I’m currently taking a MOOC called Computing for Data Analysis through Coursera. Ths is my fourth MOOC (the sixth one, if you count the two that I started and then dropped). It’s an introduction to the open-source statistical computing environment known as “R”. I got interested in R after learning about this modeling-based Calculus project that uses the statistical and plotting capabilities of R as well as some special symbolic packages as the centerpiece of introductory calculus. I’m leading a taskforce in my department to draft a plan for technology use in the Calculus sequence, and while I don’t think we’ll be using R, I like very much the spirit behind this calculus project, which puts programming at the heart of learning the subject and uses an open-source platform. Plus, I thought R might come in handy for analyzing my own data, and anyway, it’s free, and the course description says it only requires 3–5 hours a week. So why not?
The first week was fine — I was able to lean on my just-enough-to-be-dangerous knowledge of Python for most of the R content — but this week has me reconsidering the notion that MOOCs are “free”. They may not cost anything, but there is an expense, namely time. That “3–5 hour workload” estimate turned out to be wildly underestimated, at least for newbies like me. The programming assignment for this week has us working with a ZIP file containing 322 comma-separated value files of data. We are to write programs that (1) convert a user-specified file to a suitable data frame, (2) check to see how many completed entries are in each file; and (3) go through the data files and compute correlation coefficients for each set if they pass a certain threshhold of completeness.
It’s quite applicable — and it’s blowing me away. I spent 3 hours today just on part (1) and somehow managed to get it to work properly. And that was 3 hours that I honestly didn’t really have, what with course preparations, grading, service responsibilities, and actual research that needed to get done.
On the way home, I took the time to reflect on why in the world I was doing this. There’s really two reasons.
First, I feel it’s important to bolster my computer science knowledge, especially since I don’t have any real background in CS (other than a Pascal course taken in 1989 that I have completely forgotten) and yet I teach a lot of CS majors and even some courses traditionally taught in CS departments, and some of my research interests lie in the intersection of algebra, geometry, and CS. In particular, I want to be a better programmer, for my own intellectual growth and so I can keep up with my students. With that goal in mind, it’s important to realize that struggling with a difficult programming assignment — even if I don’t make it all the way through — will make me better at programming if I give it a good-faith effort. Or at least I will not suck any worse.

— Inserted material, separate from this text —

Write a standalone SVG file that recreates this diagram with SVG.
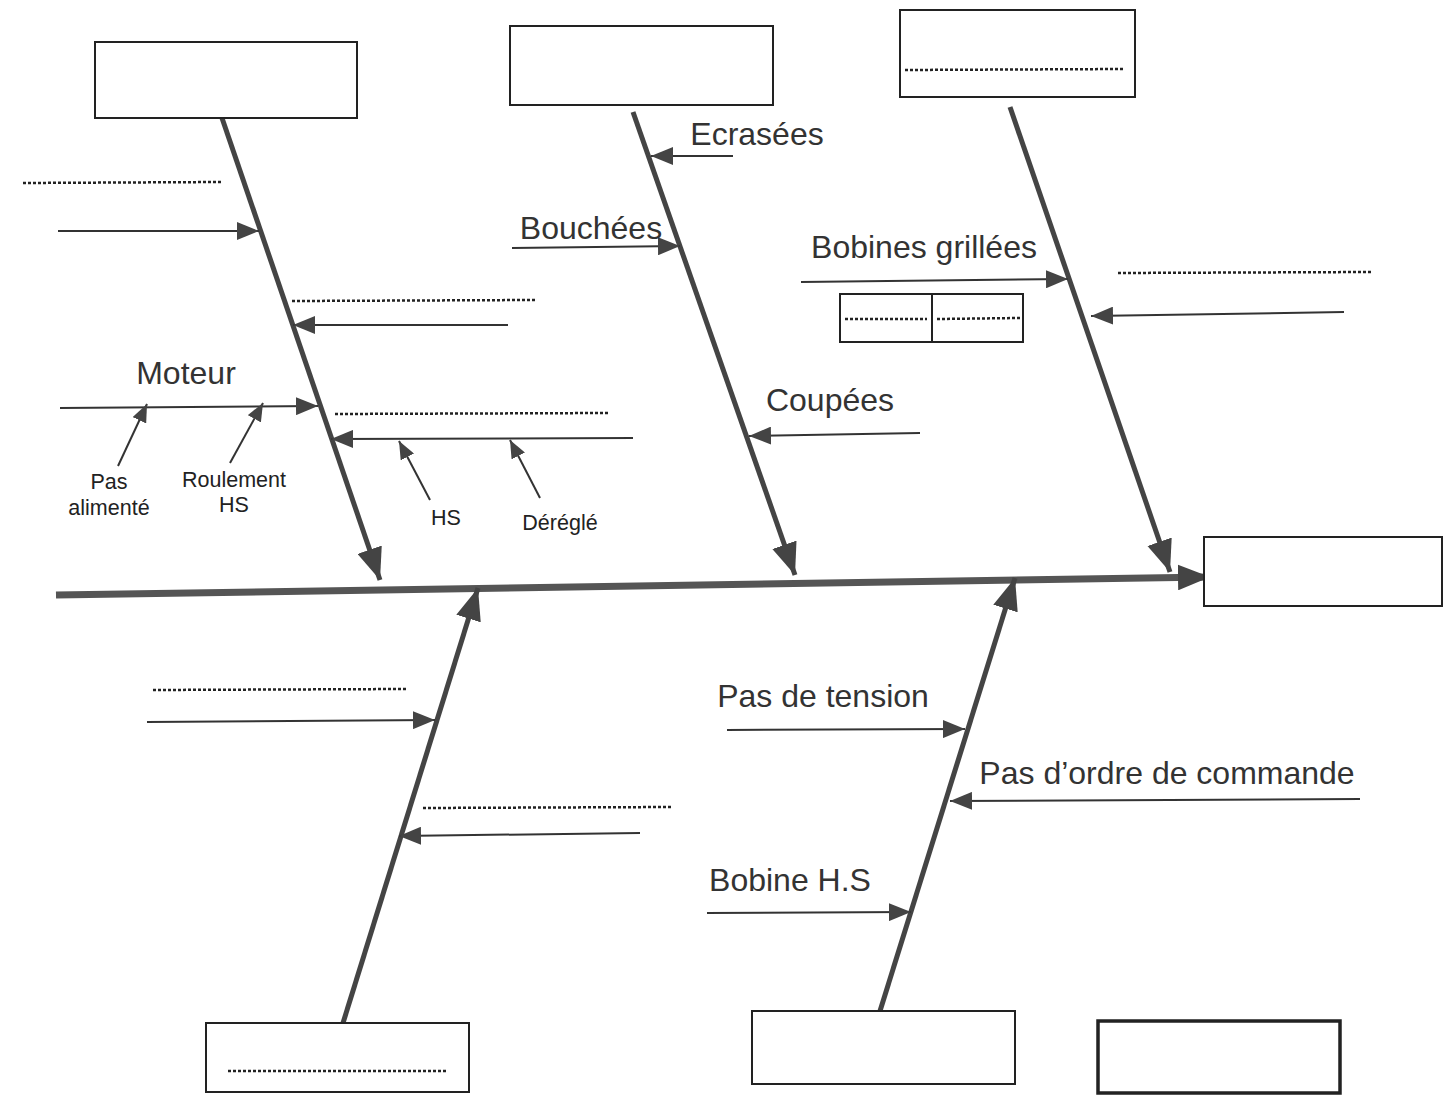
<svg xmlns="http://www.w3.org/2000/svg" width="1445" height="1095" viewBox="0 0 1445 1095">
<defs>
<style>
.box{fill:#fff;stroke:#222;stroke-width:2}
.boxb{fill:#fff;stroke:#222;stroke-width:3.5}
.dot{stroke:#222;stroke-width:2.5;stroke-dasharray:3 2;fill:none}
.bone{stroke:#444;stroke-width:5;fill:none}
.spine{stroke:#555;stroke-width:7;fill:none}
.arr{stroke:#333;stroke-width:2;fill:none}
.lbl{font-family:"Liberation Sans",Arial,sans-serif;fill:#333;font-size:32px;text-anchor:middle}
.sm{font-family:"Liberation Sans",Arial,sans-serif;fill:#222;font-size:21.5px;text-anchor:middle}
</style>
<marker id="big" viewBox="0 0 30 24" markerWidth="32" markerHeight="26" refX="30" refY="12" orient="auto" markerUnits="userSpaceOnUse"><path d="M0,0 L30,12 L0,24 z" fill="#444"/></marker>
<marker id="med" viewBox="0 0 22 18" markerWidth="22" markerHeight="18" refX="22" refY="9" orient="auto" markerUnits="userSpaceOnUse"><path d="M0,0 L22,9 L0,18 z" fill="#444"/></marker>
<marker id="sml" viewBox="0 0 18 15" markerWidth="18" markerHeight="15" refX="18" refY="7.5" orient="auto" markerUnits="userSpaceOnUse"><path d="M0,0 L18,7.5 L0,15 z" fill="#444"/></marker>
</defs>
<g id="connectors">
<line class="spine" x1="56" y1="595" x2="1210" y2="577" marker-end="url(#big)"/>
<line class="bone" x1="222" y1="118" x2="380" y2="580" marker-end="url(#big)"/>
<line class="bone" x1="633" y1="112" x2="795" y2="575" marker-end="url(#big)"/>
<line class="bone" x1="1010" y1="107" x2="1170" y2="572" marker-end="url(#big)"/>
<line class="bone" x1="343" y1="1023" x2="478" y2="588" marker-end="url(#big)"/>
<line class="bone" x1="880" y1="1011" x2="1015" y2="578" marker-end="url(#big)"/>
<line class="dot" x1="23" y1="183" x2="222" y2="182"/>
<line class="arr" x1="58" y1="231" x2="259" y2="231" marker-end="url(#med)"/>
<line class="dot" x1="292" y1="301" x2="535" y2="300"/>
<line class="arr" x1="508" y1="325" x2="293" y2="325" marker-end="url(#med)"/>
<line class="arr" x1="60" y1="408" x2="318" y2="406" marker-end="url(#med)"/>
<line class="arr" x1="118" y1="466" x2="147" y2="404" marker-end="url(#sml)"/>
<line class="arr" x1="230" y1="463" x2="263" y2="403" marker-end="url(#sml)"/>
<line class="dot" x1="335" y1="414" x2="608" y2="413"/>
<line class="arr" x1="633" y1="438" x2="331" y2="439" marker-end="url(#med)"/>
<line class="arr" x1="430" y1="500" x2="399" y2="441" marker-end="url(#sml)"/>
<line class="arr" x1="540" y1="498" x2="510" y2="440" marker-end="url(#sml)"/>
<line class="arr" x1="733" y1="156" x2="651" y2="156" marker-end="url(#med)"/>
<line class="arr" x1="512" y1="248" x2="680" y2="246" marker-end="url(#med)"/>
<line class="arr" x1="920" y1="433" x2="749" y2="436" marker-end="url(#med)"/>
<line class="arr" x1="801" y1="282" x2="1068" y2="279" marker-end="url(#med)"/>
<line class="dot" x1="1118" y1="273" x2="1371" y2="272"/>
<line class="arr" x1="1344" y1="312" x2="1091" y2="316" marker-end="url(#med)"/>
<line class="dot" x1="153" y1="690" x2="406" y2="689"/>
<line class="arr" x1="147" y1="722" x2="435" y2="720" marker-end="url(#med)"/>
<line class="dot" x1="423" y1="808" x2="673" y2="807"/>
<line class="arr" x1="640" y1="833" x2="399" y2="836" marker-end="url(#med)"/>
<line class="arr" x1="727" y1="730" x2="965" y2="729" marker-end="url(#med)"/>
<line class="arr" x1="1360" y1="799" x2="950" y2="801" marker-end="url(#med)"/>
<line class="arr" x1="707" y1="913" x2="911" y2="912" marker-end="url(#med)"/>
</g>
<g id="box-top-left"><rect class="box" x="95" y="42" width="262" height="76"/></g>
<g id="box-top-mid"><rect class="box" x="510" y="26" width="263" height="79"/></g>
<g id="box-top-right"><rect class="box" x="900" y="10" width="235" height="87"/><line class="dot" x1="905" y1="70" x2="1125" y2="69"/></g>
<g id="box-effect"><rect class="box" x="1204" y="537" width="238" height="69"/></g>
<g id="box-bottom-left"><rect class="box" x="206" y="1023" width="263" height="69"/><line class="dot" x1="228" y1="1071" x2="448" y2="1071"/></g>
<g id="box-bottom-mid"><rect class="box" x="752" y="1011" width="263" height="73"/></g>
<g id="box-bottom-right"><rect class="boxb" x="1098" y="1021" width="242" height="72"/></g>
<g id="box-small"><rect class="box" x="840" y="294" width="183" height="48"/><line class="box" x1="932" y1="294" x2="932" y2="342"/><line class="dot" x1="845" y1="319" x2="927" y2="319"/><line class="dot" x1="937" y1="319" x2="1020" y2="318"/></g>
<g id="labels">
<text class="lbl" x="186" y="384">Moteur</text>
<text class="sm" x="109" y="489">Pas</text>
<text class="sm" x="109" y="515">alimenté</text>
<text class="sm" x="234" y="487">Roulement</text>
<text class="sm" x="234" y="512">HS</text>
<text class="sm" x="446" y="525">HS</text>
<text class="sm" x="560" y="530">Déréglé</text>
<text class="lbl" x="757" y="145">Ecrasées</text>
<text class="lbl" x="591" y="239">Bouchées</text>
<text class="lbl" x="830" y="411">Coupées</text>
<text class="lbl" x="924" y="258">Bobines grillées</text>
<text class="lbl" x="823" y="707">Pas de tension</text>
<text class="lbl" x="1167" y="784">Pas d’ordre de commande</text>
<text class="lbl" x="790" y="891">Bobine H.S</text>
</g>
</svg>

Second, one of the reasons I have taken MOOCs at all is to remind myself what being a student is like, which in turn informs the way I design my courses. I’ve learned a lot about course design from MOOCs — equal parts “what to do” and “what not to do” — all based on being in those MOOCs. For this particular course, I’m learning that the lectures don’t always impart all the knowledge I need to work the assignments, and so the main source of learning for me is Google and the course discussion boards. I have learned a ton about R through these two resources in the last two weeks, and I’m seeing there’s value in being thrown into the deep end of the pool. I’m not exactly taking this approach in the current peer instruction-centric Linear Algebra course, but I do have students doing reading and viewing outside of class, and as I do the same with the R class I can continue to learn how better to manage my linear algebra course, and also remember what it feels like to be a smart student who is struggling with an assignment.
So onward and upward with this MOOC and with R, and I’m hopeful that students can reap the collateral benefits.